Теперь они решили отказаться
Стоян был не только выше и красивее, он был одет получше: у него сюртук был не стар и феска красная и свежая, а на шее был ярко-малиновый шарф, заколотый стразовою булавкой, которую он беспрестанно поправлял, чуть-чуть краснея...
На Иован-оглу короткая жакетка оливкового цвета едва держалась. Белья на нем не было вовсе видно; а лицо его, широкое, грубое, но доброе, было очень жолто и старообразно. Он сначала ничего почти не говорил, предоставляя все объяснения Стояну Найденову.
Присутствие грека Михалаки в первую минуту как будто стесняло молодых людей, но доктор сказал им по-гречески:
— Что вы боитесь? Господин Михалаки Канкелларио друг наш и человек православный. Что вы такое делаете, чтобы вам бояться? Не против турецкого правительства вы идете; вы только оставляете ваши религиозные заблуждения.

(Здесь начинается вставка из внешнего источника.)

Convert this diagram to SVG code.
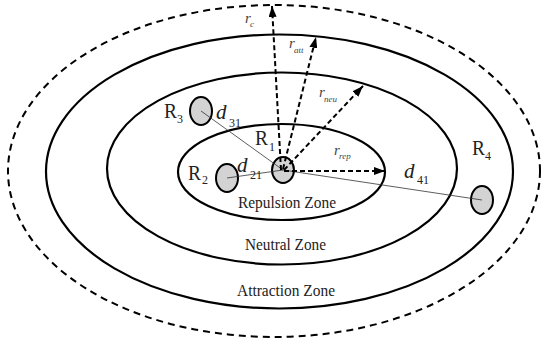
<svg xmlns="http://www.w3.org/2000/svg" width="541" height="347" viewBox="0 0 541 347">
<defs>
<style>
.zone{fill:none;stroke:#000;stroke-width:2.2}
.outer{fill:none;stroke:#000;stroke-width:2;stroke-dasharray:7,5}
.rad{fill:none;stroke:#000;stroke-width:2;stroke-dasharray:5,3}
.dist{stroke:#333;stroke-width:0.8}
.bot{fill:#d3d3d3;stroke:#000;stroke-width:2}
text{font-family:"Liberation Serif","Times New Roman",serif;fill:#222}
.zl{font-size:17px;text-anchor:middle}
.R{font-size:21px}
.Rs{font-size:12px}
.d{font-size:21px;font-style:italic}
.ds{font-size:12px}
.r{font-size:15px;font-style:italic;fill:#444}
.rs{font-size:9px;font-style:italic;fill:#444}
</style>
<marker id="ah" markerUnits="userSpaceOnUse" markerWidth="12" markerHeight="8" refX="11" refY="4" orient="auto">
<path d="M0,0 L11,4 L0,8 z" fill="#000"/>
</marker>
</defs>
<rect width="541" height="347" fill="#fff"/>
<g id="zones">
<ellipse id="outer-zone" class="outer" cx="274" cy="171" rx="266" ry="166"/>
<ellipse id="attraction-zone" class="zone" cx="279.5" cy="171.5" rx="233.5" ry="137"/>
<ellipse id="neutral-zone" class="zone" cx="282" cy="168.5" rx="175" ry="96"/>
<ellipse id="repulsion-zone" class="zone" cx="281.5" cy="172" rx="103.5" ry="48"/>
</g>
<g id="zone-labels">
<text class="zl" x="287" y="208" textLength="98" lengthAdjust="spacingAndGlyphs">Repulsion Zone</text>
<text class="zl" x="285.5" y="250" textLength="81" lengthAdjust="spacingAndGlyphs">Neutral Zone</text>
<text class="zl" x="286" y="296" textLength="98" lengthAdjust="spacingAndGlyphs">Attraction Zone</text>
</g>
<g id="R1"><ellipse class="bot" cx="283" cy="170" rx="11" ry="13"/></g>
<g id="R2"><ellipse class="bot" cx="227" cy="178" rx="11" ry="14"/></g>
<g id="R3"><ellipse class="bot" cx="201" cy="111" rx="11" ry="14"/></g>
<g id="R4"><ellipse class="bot" cx="482" cy="200" rx="11" ry="14"/></g>
<g id="connectors">
<line class="dist" x1="201" y1="111" x2="283" y2="170"/>
<line class="dist" x1="227" y1="178" x2="283" y2="170"/>
<line class="dist" x1="283" y1="170" x2="482" y2="200"/>
<line class="rad" x1="281" y1="170" x2="272" y2="6" marker-end="url(#ah)"/>
<line class="rad" x1="283" y1="169" x2="316" y2="37" marker-end="url(#ah)"/>
<line class="rad" x1="284" y1="170" x2="363" y2="86" marker-end="url(#ah)"/>
<line class="rad" x1="284" y1="171" x2="385" y2="171" marker-end="url(#ah)"/>
</g>
<g id="labels">
<text class="R" x="164" y="118" textLength="13" lengthAdjust="spacingAndGlyphs">R</text><text class="Rs" x="177" y="123">3</text>
<text class="R" x="188" y="180" textLength="13" lengthAdjust="spacingAndGlyphs">R</text><text class="Rs" x="202" y="184">2</text>
<text class="R" x="255" y="145" textLength="13" lengthAdjust="spacingAndGlyphs">R</text><text class="Rs" x="269" y="151">1</text>
<text class="R" x="472" y="155" textLength="13" lengthAdjust="spacingAndGlyphs">R</text><text class="Rs" x="485" y="160">4</text>
<text class="d" x="216" y="119">d</text><text class="ds" x="229" y="127">31</text>
<text class="d" x="237" y="172">d</text><text class="ds" x="250" y="179">21</text>
<text class="d" x="404" y="178">d</text><text class="ds" x="417" y="184">41</text>
<text class="r" x="245" y="23">r</text><text class="rs" x="250" y="27">c</text>
<text class="r" x="289" y="48">r</text><text class="rs" x="294" y="53">att</text>
<text class="r" x="319" y="97">r</text><text class="rs" x="324" y="102">neu</text>
<text class="r" x="334" y="155">r</text><text class="rs" x="339" y="159">rep</text>
</g>
</svg>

— Это так, господин доктор, конечно, мы только возвратились на правый путь отеческой веры...
— Что же вы думаете теперь делать? — спросил я.
— Что случится, — продолжал Стоян. — Нам стала ненавистна иезуитская ложь. И что добрые люди для нас сделают, то пусть и будет.

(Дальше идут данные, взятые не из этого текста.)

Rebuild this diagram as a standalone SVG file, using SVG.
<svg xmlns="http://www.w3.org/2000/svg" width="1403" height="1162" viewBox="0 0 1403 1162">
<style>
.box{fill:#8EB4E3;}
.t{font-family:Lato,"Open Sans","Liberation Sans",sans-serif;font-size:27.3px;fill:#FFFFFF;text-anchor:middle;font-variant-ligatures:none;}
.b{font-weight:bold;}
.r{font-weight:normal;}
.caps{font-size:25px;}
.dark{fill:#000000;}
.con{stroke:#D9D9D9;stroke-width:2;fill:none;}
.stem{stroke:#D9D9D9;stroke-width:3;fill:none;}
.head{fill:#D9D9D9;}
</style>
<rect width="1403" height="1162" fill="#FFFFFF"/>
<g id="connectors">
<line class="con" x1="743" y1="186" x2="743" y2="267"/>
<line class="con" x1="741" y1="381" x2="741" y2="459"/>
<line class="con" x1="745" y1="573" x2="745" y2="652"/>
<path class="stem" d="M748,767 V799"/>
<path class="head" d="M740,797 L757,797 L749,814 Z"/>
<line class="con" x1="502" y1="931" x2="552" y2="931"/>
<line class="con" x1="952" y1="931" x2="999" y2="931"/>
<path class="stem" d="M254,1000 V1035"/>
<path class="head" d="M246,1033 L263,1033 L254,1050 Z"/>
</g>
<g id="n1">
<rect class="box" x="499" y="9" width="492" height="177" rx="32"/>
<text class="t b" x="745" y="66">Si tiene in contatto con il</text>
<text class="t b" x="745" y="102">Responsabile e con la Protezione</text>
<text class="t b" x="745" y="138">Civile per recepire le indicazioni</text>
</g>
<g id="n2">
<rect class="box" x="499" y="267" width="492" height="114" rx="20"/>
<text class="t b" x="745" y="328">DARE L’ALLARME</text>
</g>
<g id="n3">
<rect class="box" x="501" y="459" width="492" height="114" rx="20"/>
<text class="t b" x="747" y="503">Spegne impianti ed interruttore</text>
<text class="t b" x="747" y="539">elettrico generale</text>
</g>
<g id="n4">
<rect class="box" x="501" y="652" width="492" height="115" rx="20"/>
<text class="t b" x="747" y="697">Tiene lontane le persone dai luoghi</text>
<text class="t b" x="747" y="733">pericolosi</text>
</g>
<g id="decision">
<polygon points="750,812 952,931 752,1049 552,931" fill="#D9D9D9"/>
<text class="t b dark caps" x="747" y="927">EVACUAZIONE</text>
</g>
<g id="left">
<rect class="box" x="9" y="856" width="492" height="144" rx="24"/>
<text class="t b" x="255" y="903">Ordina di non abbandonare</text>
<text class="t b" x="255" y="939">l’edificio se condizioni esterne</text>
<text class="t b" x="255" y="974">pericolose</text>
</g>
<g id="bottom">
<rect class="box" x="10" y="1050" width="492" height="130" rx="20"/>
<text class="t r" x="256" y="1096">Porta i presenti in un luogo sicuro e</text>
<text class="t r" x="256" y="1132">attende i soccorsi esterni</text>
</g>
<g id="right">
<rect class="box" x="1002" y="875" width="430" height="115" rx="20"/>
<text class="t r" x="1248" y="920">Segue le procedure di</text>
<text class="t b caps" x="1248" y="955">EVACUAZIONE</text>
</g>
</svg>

Жолтый Иован-оглу все молчал; выражение лица его оставалось неприятным, и чорные огневые глаза его только изредка вовсе недружелюбно взглядывали то на Канкелларио, то на меня...
Я сказал, что можно на первый раз найти им занятие в православной школе Киречь-Хане.
Молодые люди молчали.
Михалаки после этого простился и ушел.
Мы думали, что без него эти юноши станут смелее разговаривать, но они и без него были все так же сдержанны, как и при нем.
Желая слышать что-нибудь от Иована-оглу, доктор обращался несколько раз к нему с расспросами о родных его, о том селе, в котором он родился, об училище, где обучался грамоте, о том, кто убедил их пойти в унию.
На вопросы о селе и родных Иован-оглу отвечал кратко и просто; когда же доктор спросил у него о первом его совращении в униатство, он ответил так:
— Зачем мне слушать людей? Я сам не глупый. Я сам могу понять пользу народа нашего... Над нами два ига — турецкое и греческое... Надо прежде свергнуть то, которое слабее. Надо нам отделиться от греческого Патрика! Если бы все так делали, как мы, то болгарский народ был бы всегда свободен.
Религиозному доктору эти речи не могли нравиться.
— Какой-такой греческий Патриарх? Я никакого не знаю. Есть Патриарх Вселенский, Константинопольский, и вера у нас одна, что в Петербурге, что в Тырнове, что в Афинах... Ее портить нельзя... И греков надо вам оставить в покое... Надо потерпеть! Падет Турция, и все тогда сделается само собою. Найдутся люди сильнее и справедливее нас, которые все это поделят как надо...
Молодые люди ничего не возразили на это.
Я тогда спросил Иован-оглу:
« — Если вы находили католическую пропаганду полезною для вашей родины, для чего же вы оставили униатство?